Liberals, of course, like to think themselves as intellectuals, and those who insist that traditional values ought to be inculcated in youth and believe in an objective normative order against which emotions ought to be judged they view as fools. But this is an outrage, as the intellectual virtues are not possessed by the liberals alone, and any perception of a big brain is only the result of a trick of the senses, and optical or intellectual illusion:

It is an outrage that they [the liberal debunkers] should be commonly spoken of as Intellectuals. This gives them the chance to say that he who attacks them attacks Intelligence. It is not so. . . . Their heads are no bigger than the ordinary: it is the atrophy of the chest beneath them that makes them seem so.

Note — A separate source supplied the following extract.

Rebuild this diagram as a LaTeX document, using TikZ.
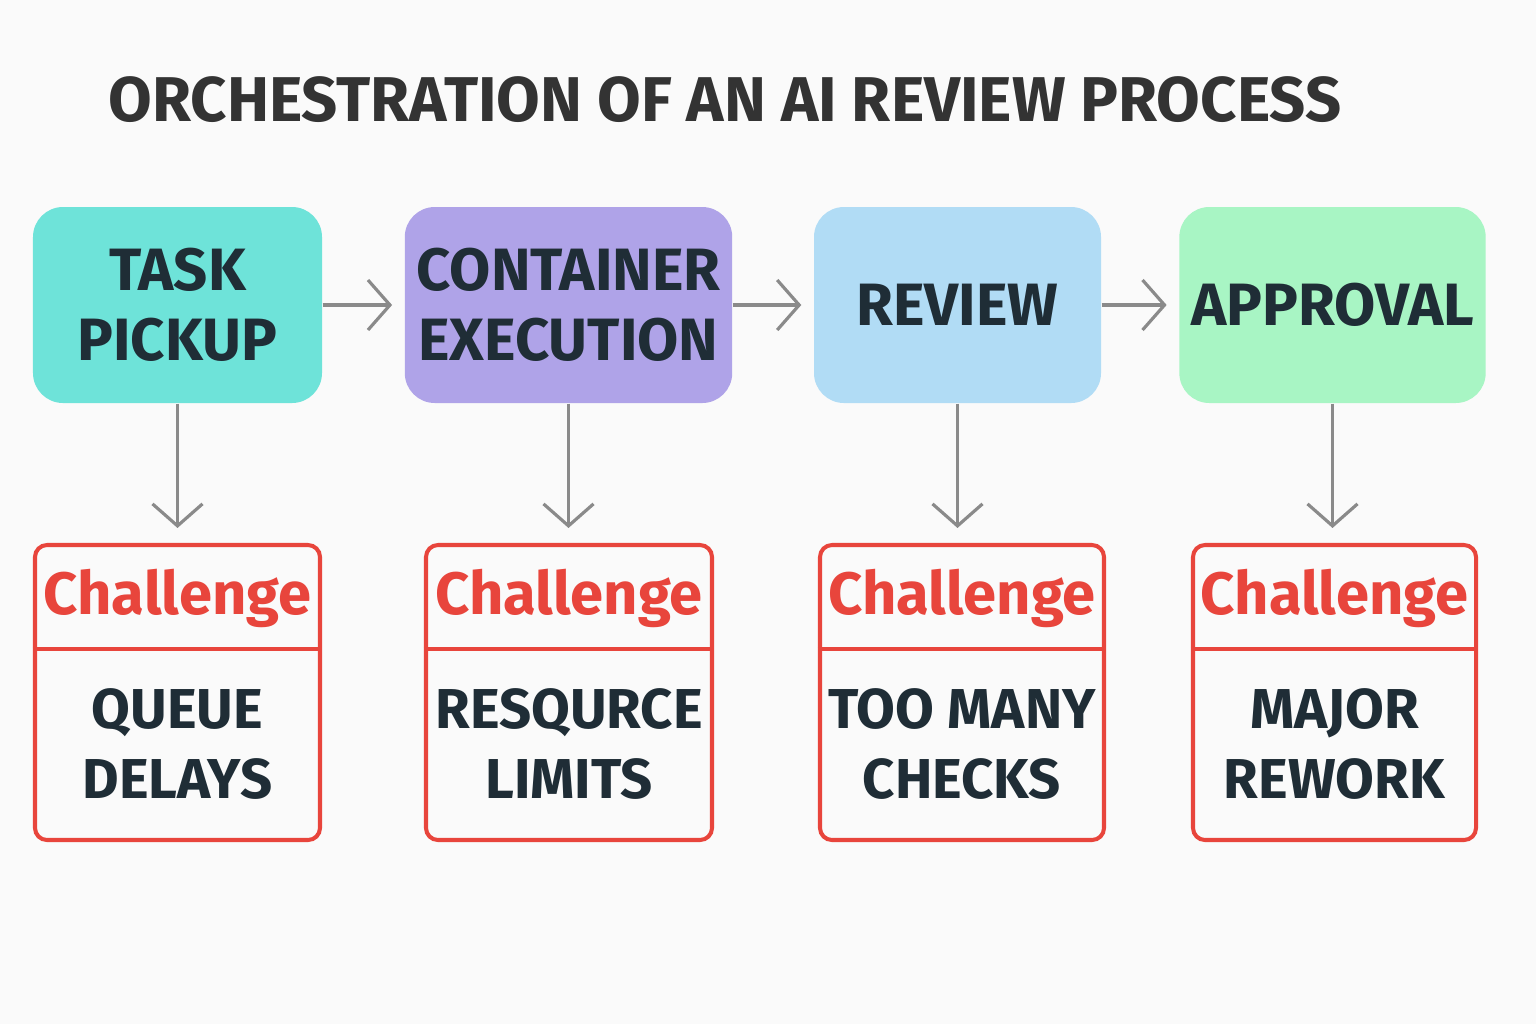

Abolition, 25. And the "tragi-comedy" of liberal making is that the liberals cannot figure things out. They cannot seem to solve social problems they have engendered or exacerbated, and they refuse to believe that it may be their theories that are the problem to begin with:
We make men without chests and we expect of them virtue and enterprise. We laugh at honor [or chastity, or piety, or obedience, or any other virtuous quality] and we are shocked to find traitors [or pedophiles, or Satan worshipers, or anarchists] in our midst. We castrate and bid the geldings be fruitful.
Abolition, 26.

Let us leave the Lewisian horse metaphor and speak plainly: We unman men, emasculate them, and then expect them to have, as we might say in South Texas, cojones. To continue the South Texas theme: That dog just don't hunt.
______________________________
*See Plato, Phaedrus, 246a-254e.
**Horace, Odes (III.2.13).
***See Plato's Protagoras, 361b. See also discussion of Plato's Protagoras in Contra Consequentialismum: Virtue.
****For Alanus ab Insulis (Alan of Lille) and his De Planctu Naturae, see, generally the posting Nature's Complaint: Alan of Lille's The Plaint of Nature, Part 1. For the particular reference to Magnanimity referred to be Lewis, see the posting Alan of Lille's The Plaint of Nature, Part 3.